Highlights include "Sea Ferring" with its stream of consciousness lyrics: "like a ballpark like a hiccup like blood clot like a brain stroke"... "Mark Says Alright" with the band's dog growling and sound effects and some of Paul's best studio acid jazz guitar improv.... and as if one Guess Who GF Railroad reference wasn't enough, there's also the classic cover of "American Woman" that is torn apart and re-processed as an industrially damaged John Donne-quoting police hostage stand-off -- and yet it still manages to pay tribute to the originalGrand Funk Railroad... or what about "Perry", done in the voice of an obnoxious trendy English kid (which may or may not have been about the Jesus & Mary Chain). And there's some new instruments including organ - used to eerie effect in the ambient-industro "Strangers Die Everyday" and piano. There's also some backwards-mixed violin ("Creep in The Cellar") which was found on the used multi-track tape they were using and it oddly fits with the song and saves it from the afore-mentioned conventionality. "Whirling Hall of Knives" was featured in a previous post although I had forgotten its provenance (perhaps that goes along with wanting to put this nightmare out of my mind). I could go on - it's fucked up and crazy and maybe a teensy bit overwrought at times.

Songs:

Live from the same time period of release:

Links:

Buy this record (on CD)

Just for Gagging (detail from the back cover):

5 comments:

Dave said...

"American Woman" was by the Guess Who, not Grand Funk Railroad.
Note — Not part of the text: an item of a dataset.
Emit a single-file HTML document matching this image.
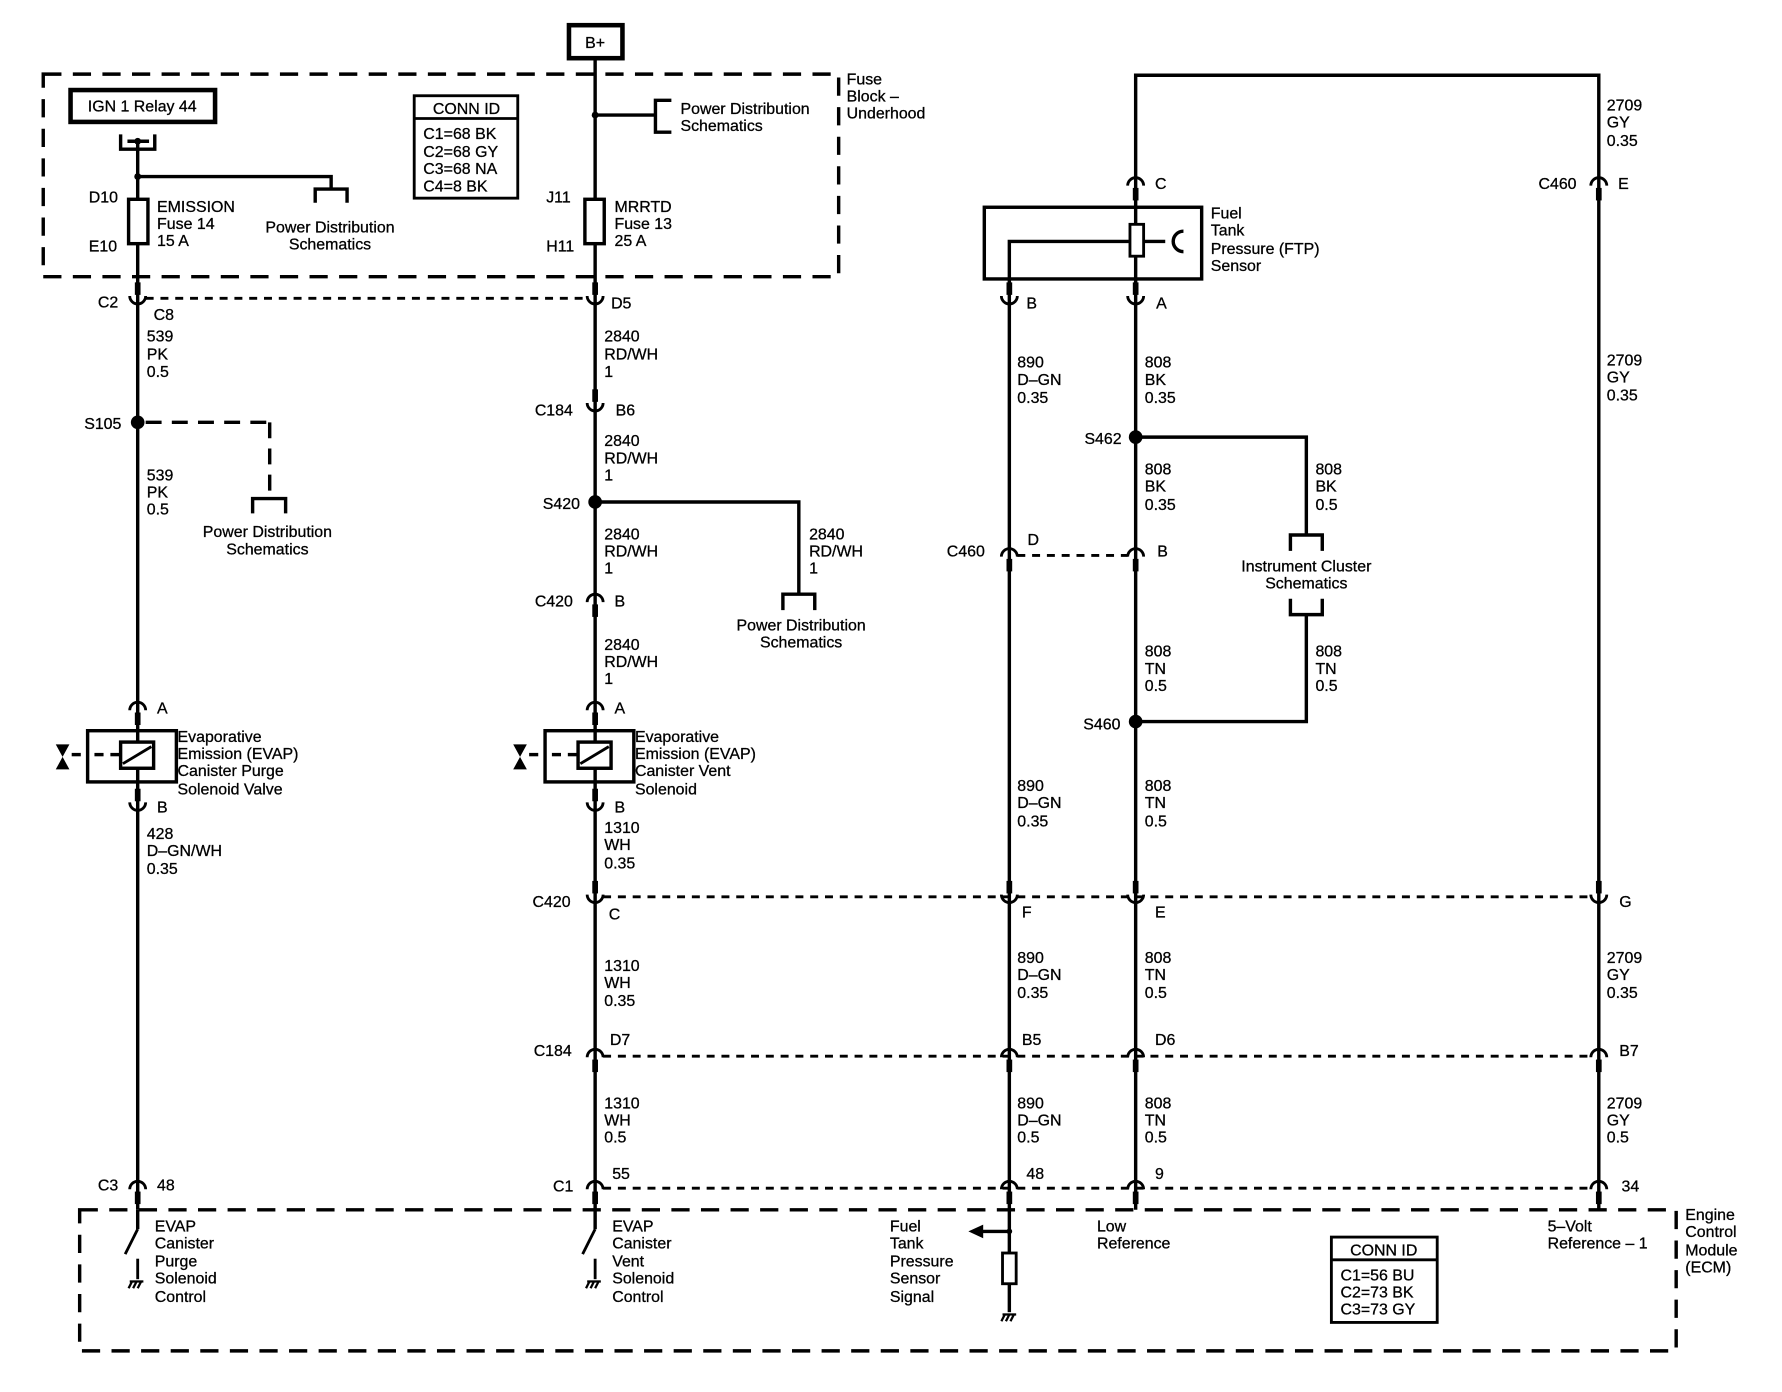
<!DOCTYPE html>
<html><head><meta charset="utf-8"><style>
html,body{margin:0;padding:0;background:#fff}
svg{display:block}
text{font-family:"Liberation Sans",Arial,sans-serif;font-size:14px;fill:#000;stroke:#000;stroke-width:0.25px}
</style></head><body>
<svg width="1782" height="1392" viewBox="0 0 1566 1223" xmlns="http://www.w3.org/2000/svg">
<defs>
<g id="cup"><path d="M-7,-1 A7,7 0 0 0 7,-1" fill="none" stroke="#000" stroke-width="2.5"/><rect x="-2.5" y="-13" width="5" height="11" fill="#000"/></g>
<g id="cap"><path d="M-7,1 A7,7 0 0 1 7,1" fill="none" stroke="#000" stroke-width="2.5"/><rect x="-2.5" y="3" width="5" height="11" fill="#000"/></g>
<g id="gnd" stroke="#000" stroke-width="2" fill="none"><line x1="-5" y1="0" x2="7" y2="0"/><line x1="-3" y1="0" x2="-6" y2="6"/><line x1="1" y1="0" x2="-2" y2="6"/><line x1="5" y1="0" x2="2" y2="6"/></g>
<g id="valve" fill="#000"><path d="M-6,-11 L6,-11 L0,0 Z M-6,11 L6,11 L0,0 Z"/></g>
</defs>

<g fill="none" stroke="#000" stroke-width="3" stroke-dasharray="16,10">
<rect x="38" y="65" width="699" height="178"/>
<rect x="70" y="1063" width="1403" height="124"/>
</g>
<g fill="none" stroke="#000" stroke-width="2.5" stroke-dasharray="7,6">
<line x1="128" y1="262" x2="516" y2="262"/>
<line x1="128" y1="371" x2="237" y2="371" stroke-width="3" stroke-dasharray="14,9"/>
<line x1="237" y1="371" x2="237" y2="437" stroke-width="3" stroke-dasharray="14,9"/>
<line x1="530" y1="788" x2="1398" y2="788"/>
<line x1="530" y1="928" x2="1398" y2="928"/>
<line x1="530" y1="1044" x2="1398" y2="1044"/>
<line x1="894" y1="488" x2="991" y2="488"/>
</g>

<rect x="500" y="22" width="47" height="29" fill="#fff" stroke="#000" stroke-width="4"/>
<text x="523" y="42" text-anchor="middle">B+</text>
<rect x="62" y="79" width="127" height="28" fill="#fff" stroke="#000" stroke-width="4"/>
<text x="125" y="98" text-anchor="middle">IGN 1 Relay 44</text>

<g stroke="#000" stroke-width="3" fill="none">
<path d="M106,118 V131 H136 V118"/>
<line x1="112" y1="124" x2="131" y2="124"/>
<line x1="121" y1="124" x2="121" y2="1063"/>
<path d="M121,155 H291 V166"/>
<path d="M277,178 V166 H305 V178"/>
<line x1="523" y1="51" x2="523" y2="1063"/>
<path d="M523,101 H576"/>
<path d="M590,88 H576 V116 H590"/>
<path d="M222,451 V438 H251 V451"/>
<path d="M523,441 H702 V522"/>
<path d="M688,536 V522 H716 V536"/>
<rect x="113" y="175" width="17" height="39" fill="#fff"/>
<rect x="514" y="175" width="17" height="39" fill="#fff"/>
<path d="M998,1063 V66 H1405 V1063"/>
<path d="M887,1063 V212 H992"/>
<rect x="865" y="182" width="191" height="63"/>
<line x1="1005" y1="212" x2="1024" y2="212"/>
<path d="M1040,203 A9,9 0 0 0 1040,221" stroke-width="3"/>
<path d="M998,384 H1148 V470"/>
<path d="M1134,484 V470 H1162 V484"/>
<path d="M1134,526 V540 H1162 V526"/>
<path d="M1148,540 V634 H998"/>
<rect x="77" y="642" width="78" height="45" fill="none"/>
<rect x="106" y="652" width="29" height="23" fill="#fff"/>
<line x1="108" y1="671" x2="133" y2="656" stroke-width="2.5"/>
<line x1="63" y1="663" x2="71" y2="663"/><line x1="83" y1="663" x2="91" y2="663"/><line x1="97" y1="663" x2="106" y2="663"/>
<rect x="479" y="642" width="78" height="45" fill="none"/>
<rect x="508" y="652" width="29" height="23" fill="#fff"/>
<line x1="510" y1="671" x2="535" y2="656" stroke-width="2.5"/>
<line x1="465" y1="663" x2="473" y2="663"/><line x1="485" y1="663" x2="493" y2="663"/><line x1="499" y1="663" x2="508" y2="663"/>
<line x1="121" y1="1063" x2="121" y2="1080"/>
<line x1="121" y1="1080" x2="110" y2="1102" stroke-width="2.5"/>
<line x1="121" y1="1106" x2="121" y2="1124" stroke-width="2.5"/>
<line x1="523" y1="1063" x2="523" y2="1080"/>
<line x1="523" y1="1080" x2="512" y2="1102" stroke-width="2.5"/>
<line x1="523" y1="1106" x2="523" y2="1124" stroke-width="2.5"/>
<line x1="887" y1="1063" x2="887" y2="1101"/>
<line x1="887" y1="1128" x2="887" y2="1153"/>
<rect x="881" y="1101" width="12" height="27" fill="#fff" stroke-width="2.5"/>
<line x1="887" y1="1082" x2="862" y2="1082"/>
</g>
<path d="M851,1082 L864,1076 L864,1088 Z" fill="#000"/>
<circle cx="887" cy="1082" r="2.5" fill="#000"/>
<rect x="993" y="197" width="12" height="28" fill="#fff" stroke="#000" stroke-width="2.5"/>
<circle cx="121" cy="124" r="3" fill="#000"/>
<circle cx="121" cy="155" r="3" fill="#000"/>
<circle cx="523" cy="101" r="3" fill="#000"/>
<circle cx="121" cy="371" r="6" fill="#000"/>
<circle cx="523" cy="441" r="6" fill="#000"/>
<circle cx="998" cy="384" r="6" fill="#000"/>
<circle cx="998" cy="634" r="6" fill="#000"/>
<use href="#valve" x="55" y="665"/>
<use href="#valve" x="457" y="665"/>
<use href="#gnd" x="119" y="1126"/>
<use href="#gnd" x="521" y="1126"/>
<use href="#gnd" x="886" y="1155"/>

<use href="#cup" x="121" y="261"/><use href="#cup" x="523" y="261"/>
<use href="#cup" x="523" y="355"/>
<use href="#cap" x="523" y="528"/>
<use href="#cap" x="121" y="623"/><use href="#cap" x="523" y="623"/>
<use href="#cup" x="121" y="706"/><use href="#cup" x="523" y="706"/>
<use href="#cup" x="523" y="787"/><use href="#cup" x="887" y="787"/><use href="#cup" x="998" y="787"/><use href="#cup" x="1405" y="787"/>
<use href="#cap" x="523" y="928"/><use href="#cap" x="887" y="928"/><use href="#cap" x="998" y="928"/><use href="#cap" x="1405" y="928"/>
<use href="#cap" x="121" y="1044"/><use href="#cap" x="523" y="1044"/><use href="#cap" x="887" y="1044"/><use href="#cap" x="998" y="1044"/><use href="#cap" x="1405" y="1044"/>
<use href="#cap" x="998" y="162"/><use href="#cap" x="1405" y="162"/>
<use href="#cup" x="887" y="261"/><use href="#cup" x="998" y="261"/>
<use href="#cap" x="887" y="488"/><use href="#cap" x="998" y="488"/>

<g fill="none" stroke="#000" stroke-width="2.5">
<rect x="364" y="84" width="91" height="90"/><line x1="364" y1="104" x2="455" y2="104"/>
<rect x="1170" y="1087" width="93" height="75"/><line x1="1170" y1="1107" x2="1263" y2="1107"/>
</g>
<text x="410" y="100" text-anchor="middle">CONN ID</text>
<text x="372" y="122">C1=68 BK</text><text x="372" y="138">C2=68 GY</text><text x="372" y="153">C3=68 NA</text><text x="372" y="168">C4=8 BK</text>
<text x="1216" y="1103" text-anchor="middle">CONN ID</text>
<text x="1178" y="1125">C1=56 BU</text><text x="1178" y="1140">C2=73 BK</text><text x="1178" y="1155">C3=73 GY</text>

<text x="744" y="74">Fuse</text><text x="744" y="89">Block –</text><text x="744" y="104">Underhood</text>
<text x="598" y="100">Power Distribution</text><text x="598" y="115">Schematics</text>
<text x="290" y="204" text-anchor="middle">Power Distribution</text><text x="290" y="219" text-anchor="middle">Schematics</text>
<text x="78" y="178">D10</text><text x="78" y="221">E10</text>
<text x="138" y="186">EMISSION</text><text x="138" y="201">Fuse 14</text><text x="138" y="216">15 A</text>
<text x="480" y="178">J11</text><text x="480" y="221">H11</text>
<text x="540" y="186">MRRTD</text><text x="540" y="201">Fuse 13</text><text x="540" y="216">25 A</text>
<text x="86" y="270">C2</text><text x="135" y="281">C8</text><text x="537" y="271">D5</text>
<text x="129" y="300">539</text><text x="129" y="316">PK</text><text x="129" y="331">0.5</text>
<text x="74" y="377">S105</text>
<text x="129" y="422">539</text><text x="129" y="437">PK</text><text x="129" y="452">0.5</text>
<text x="235" y="472" text-anchor="middle">Power Distribution</text><text x="235" y="487" text-anchor="middle">Schematics</text>
<text x="531" y="300">2840</text><text x="531" y="316">RD/WH</text><text x="531" y="331">1</text>
<text x="470" y="365">C184</text><text x="541" y="365">B6</text>
<text x="531" y="392">2840</text><text x="531" y="407">RD/WH</text><text x="531" y="422">1</text>
<text x="477" y="447">S420</text>
<text x="531" y="474">2840</text><text x="531" y="489">RD/WH</text><text x="531" y="504">1</text>
<text x="711" y="474">2840</text><text x="711" y="489">RD/WH</text><text x="711" y="504">1</text>
<text x="470" y="533">C420</text><text x="540" y="533">B</text>
<text x="704" y="554" text-anchor="middle">Power Distribution</text><text x="704" y="569" text-anchor="middle">Schematics</text>
<text x="531" y="571">2840</text><text x="531" y="586">RD/WH</text><text x="531" y="601">1</text>
<text x="138" y="627">A</text><text x="540" y="627">A</text>
<text x="156" y="652">Evaporative</text><text x="156" y="667">Emission (EVAP)</text><text x="156" y="682">Canister Purge</text><text x="156" y="698">Solenoid Valve</text>
<text x="558" y="652">Evaporative</text><text x="558" y="667">Emission (EVAP)</text><text x="558" y="682">Canister Vent</text><text x="558" y="698">Solenoid</text>
<text x="138" y="714">B</text><text x="540" y="714">B</text>
<text x="129" y="737">428</text><text x="129" y="752">D–GN/WH</text><text x="129" y="768">0.35</text>
<text x="531" y="732">1310</text><text x="531" y="747">WH</text><text x="531" y="763">0.35</text>
<text x="468" y="797">C420</text><text x="535" y="808">C</text><text x="898" y="806">F</text><text x="1015" y="806">E</text><text x="1423" y="797">G</text>
<text x="531" y="853">1310</text><text x="531" y="868">WH</text><text x="531" y="884">0.35</text>
<text x="894" y="846">890</text><text x="894" y="861">D–GN</text><text x="894" y="877">0.35</text>
<text x="1006" y="846">808</text><text x="1006" y="861">TN</text><text x="1006" y="877">0.5</text>
<text x="1412" y="846">2709</text><text x="1412" y="861">GY</text><text x="1412" y="877">0.35</text>
<text x="469" y="928">C184</text><text x="536" y="918">D7</text><text x="898" y="918">B5</text><text x="1015" y="918">D6</text><text x="1423" y="928">B7</text>
<text x="531" y="974">1310</text><text x="531" y="989">WH</text><text x="531" y="1004">0.5</text>
<text x="894" y="974">890</text><text x="894" y="989">D–GN</text><text x="894" y="1004">0.5</text>
<text x="1006" y="974">808</text><text x="1006" y="989">TN</text><text x="1006" y="1004">0.5</text>
<text x="1412" y="974">2709</text><text x="1412" y="989">GY</text><text x="1412" y="1004">0.5</text>
<text x="86" y="1046">C3</text><text x="138" y="1046">48</text>
<text x="486" y="1047">C1</text><text x="538" y="1036">55</text>
<text x="902" y="1036">48</text><text x="1015" y="1036">9</text><text x="1425" y="1047">34</text>
<text x="136" y="1082">EVAP</text><text x="136" y="1097">Canister</text><text x="136" y="1113">Purge</text><text x="136" y="1128">Solenoid</text><text x="136" y="1144">Control</text>
<text x="538" y="1082">EVAP</text><text x="538" y="1097">Canister</text><text x="538" y="1113">Vent</text><text x="538" y="1128">Solenoid</text><text x="538" y="1144">Control</text>
<text x="782" y="1082">Fuel</text><text x="782" y="1097">Tank</text><text x="782" y="1113">Pressure</text><text x="782" y="1128">Sensor</text><text x="782" y="1144">Signal</text>
<text x="964" y="1082">Low</text><text x="964" y="1097">Reference</text>
<text x="1360" y="1082">5–Volt</text><text x="1360" y="1097">Reference – 1</text>
<text x="1481" y="1072">Engine</text><text x="1481" y="1087">Control</text><text x="1481" y="1103">Module</text><text x="1481" y="1118">(ECM)</text>
<text x="1412" y="97">2709</text><text x="1412" y="112">GY</text><text x="1412" y="128">0.35</text>
<text x="1015" y="166">C</text><text x="1352" y="166">C460</text><text x="1422" y="166">E</text>
<text x="1064" y="192">Fuel</text><text x="1064" y="207">Tank</text><text x="1064" y="223">Pressure (FTP)</text><text x="1064" y="238">Sensor</text>
<text x="902" y="271">B</text><text x="1016" y="271">A</text>
<text x="894" y="323">890</text><text x="894" y="338">D–GN</text><text x="894" y="354">0.35</text>
<text x="1006" y="323">808</text><text x="1006" y="338">BK</text><text x="1006" y="354">0.35</text>
<text x="1412" y="321">2709</text><text x="1412" y="336">GY</text><text x="1412" y="352">0.35</text>
<text x="953" y="390">S462</text>
<text x="1006" y="417">808</text><text x="1006" y="432">BK</text><text x="1006" y="448">0.35</text>
<text x="1156" y="417">808</text><text x="1156" y="432">BK</text><text x="1156" y="448">0.5</text>
<text x="832" y="489">C460</text><text x="903" y="479">D</text><text x="1017" y="489">B</text>
<text x="1148" y="502" text-anchor="middle">Instrument Cluster</text><text x="1148" y="517" text-anchor="middle">Schematics</text>
<text x="1006" y="577">808</text><text x="1006" y="592">TN</text><text x="1006" y="607">0.5</text>
<text x="1156" y="577">808</text><text x="1156" y="592">TN</text><text x="1156" y="607">0.5</text>
<text x="952" y="641">S460</text>
<text x="894" y="695">890</text><text x="894" y="710">D–GN</text><text x="894" y="726">0.35</text>
<text x="1006" y="695">808</text><text x="1006" y="710">TN</text><text x="1006" y="726">0.5</text>
</svg>
</body></html>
I remember seeing some weird video that had clips of the Surfers sitting in a bed getting interviewed, and Gibby was saying in a deep announcer voice: "Mark Farner! Don Brewer! Mel Schacher! Together they are - Grand! Funk! Railroad!"

Jim H said...

Thanks for the correction. The fact checker ran away screaming when she heard me playing this and I haven't seen her since Thursday night.

Jim H said...

Oh and the video bed interview was from Blind Eye Sees All - which I think is on DVD and can be found at Netflix.

Matt said...

hi apart from connecting your computer up to your stereo, what sort of software do you need if any to convert all your records to digital format.
yours,
ignorant

Jim H said...

Actually, I don't connect my computer to my stereo but that's one way to capture the analog. You need to make sure your sound card is up to the task. Instead, I bought a CD Player/Recorder and record directly to CD-R/Audio. I then convert those files to .wav (via Roxio Creator Classic). If the .wavs have too many clicks and crackle (or if its too hissy), I use a special program Dartpro to reprocess. I only do this rarely, though. I then take my sound editor of choice and make individual MP3s from the .wav files. I use either Goldwave which has some better processing tools (including rudimentary crackle/pop/hiss removers and equalizers that work) or Roxio's Sound Editor which allows saving in variable bit rate formats and is easier and faster than Goldwave. I've played a little with Audacity (you need a Lame encoder to save MP3s). Ennnnnyway, I then take the resultant MP3 files, read them into iTunes and use the iTunes ID3 editor (do a right click/get info on a song or group of songs) to add in artist information, cover art. I've also been using this last step to make final volume/equalizer adjustments (there's a volume slider bar in the iTunes editor and a nice little equalizer) as I've found that no matter what I do the volume is always a bit weak on my analog to digital conversion - I'm not sure what I'm doing wrong as I really push the sound levels up during the analog to CD-R phase. voila.

Tedious and time-consuming - there's more, though as I recommend you scrub and clean your records before recording. My weak link is that I should get a better turntable and amp as my current one has too much hum.